- Born: 17 September 1940 (age 85)

Education
- Alma mater: Yale University, Colgate University

Philosophical work
- Era: Contemporary philosophy
- Region: Western philosophy
- School: Analytic philosophy
- Main interests: Epistemology

= Peter D. Klein =

American philosopher (born 1940)

Peter David Klein (born September 17, 1940) is an American philosopher specializing in issues in epistemology who spent most of his career at Rutgers University.

==Education and career==

He received a BA at Earlham College (1962) and an MA (1964) and PhD from Yale University (1966).

He taught at Colgate University as an assistant professor from 1966 to 1970. Following that, he moved to Rutgers University, where he taught as an assistant professor from 1970 to 1973, an associate professor from 1973 to 1981, and a full professor from 1981 until retiring from Rutgers in 2016.

==Philosophical work==

Klein is widely known for his work on skepticism. His most influential work, however, is on the nature of knowledge, where he has long defended the defeasibility theory. His recent work defends infinitism about justification. On this view, to be justified in believing P is to possess a reason R1 to believe P, and a reason R2 to believe R1, and a reason R3.....and so on, ad infinitum.
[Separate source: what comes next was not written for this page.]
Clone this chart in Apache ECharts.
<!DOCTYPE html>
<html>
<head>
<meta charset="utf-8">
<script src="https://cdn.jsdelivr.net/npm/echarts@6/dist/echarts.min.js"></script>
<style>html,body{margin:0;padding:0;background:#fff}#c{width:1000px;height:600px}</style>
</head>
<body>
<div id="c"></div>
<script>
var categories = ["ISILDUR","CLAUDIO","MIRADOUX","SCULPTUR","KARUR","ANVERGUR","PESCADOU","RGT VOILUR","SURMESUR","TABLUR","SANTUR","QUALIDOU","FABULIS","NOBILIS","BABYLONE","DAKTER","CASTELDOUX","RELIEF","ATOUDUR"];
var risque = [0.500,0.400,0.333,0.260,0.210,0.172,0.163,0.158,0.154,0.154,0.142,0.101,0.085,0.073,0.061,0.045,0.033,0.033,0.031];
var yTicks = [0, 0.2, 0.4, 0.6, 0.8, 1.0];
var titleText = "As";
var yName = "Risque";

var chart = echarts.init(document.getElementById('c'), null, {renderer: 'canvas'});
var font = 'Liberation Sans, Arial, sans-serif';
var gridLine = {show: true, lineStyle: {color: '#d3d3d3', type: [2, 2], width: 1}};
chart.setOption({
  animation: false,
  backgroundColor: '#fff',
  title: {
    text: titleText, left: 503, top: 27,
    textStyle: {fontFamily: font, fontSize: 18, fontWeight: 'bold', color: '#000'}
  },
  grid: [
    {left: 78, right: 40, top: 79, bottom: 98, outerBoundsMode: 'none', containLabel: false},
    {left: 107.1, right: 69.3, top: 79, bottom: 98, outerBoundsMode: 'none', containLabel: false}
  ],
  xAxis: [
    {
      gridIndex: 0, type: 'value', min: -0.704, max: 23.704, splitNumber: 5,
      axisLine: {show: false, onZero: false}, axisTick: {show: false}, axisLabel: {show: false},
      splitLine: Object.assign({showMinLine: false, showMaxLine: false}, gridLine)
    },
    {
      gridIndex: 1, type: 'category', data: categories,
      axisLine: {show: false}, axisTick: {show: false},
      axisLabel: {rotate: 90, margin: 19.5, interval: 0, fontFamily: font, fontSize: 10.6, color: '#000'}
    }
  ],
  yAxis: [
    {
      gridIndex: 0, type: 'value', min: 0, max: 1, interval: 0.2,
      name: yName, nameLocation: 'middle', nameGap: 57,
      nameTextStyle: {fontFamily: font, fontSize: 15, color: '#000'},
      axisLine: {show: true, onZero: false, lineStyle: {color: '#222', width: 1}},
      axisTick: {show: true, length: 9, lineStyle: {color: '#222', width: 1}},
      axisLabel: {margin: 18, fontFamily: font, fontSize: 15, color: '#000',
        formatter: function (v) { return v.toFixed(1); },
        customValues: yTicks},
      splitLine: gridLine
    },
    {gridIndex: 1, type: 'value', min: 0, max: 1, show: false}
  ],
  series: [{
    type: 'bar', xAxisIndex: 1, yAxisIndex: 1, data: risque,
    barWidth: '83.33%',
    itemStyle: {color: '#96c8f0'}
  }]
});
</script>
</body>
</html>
Justification is, so to speak, "turtles all the way down." He has also recently advocated a picture of knowledge according to which one can have knowledge of p even if the justification for the belief of p is essentially based on false premises. Klein calls these "useful falsehoods".

Klein authored one book: Certainty: A Refutation of Skepticism (1982) (University of Minnesota Press), and co-edited Ad Infinitum: New Essays on Epistemological Infinitism (Oxford University Press) with John Turri. He has published a number of articles, chapters, and reviews in epistemology.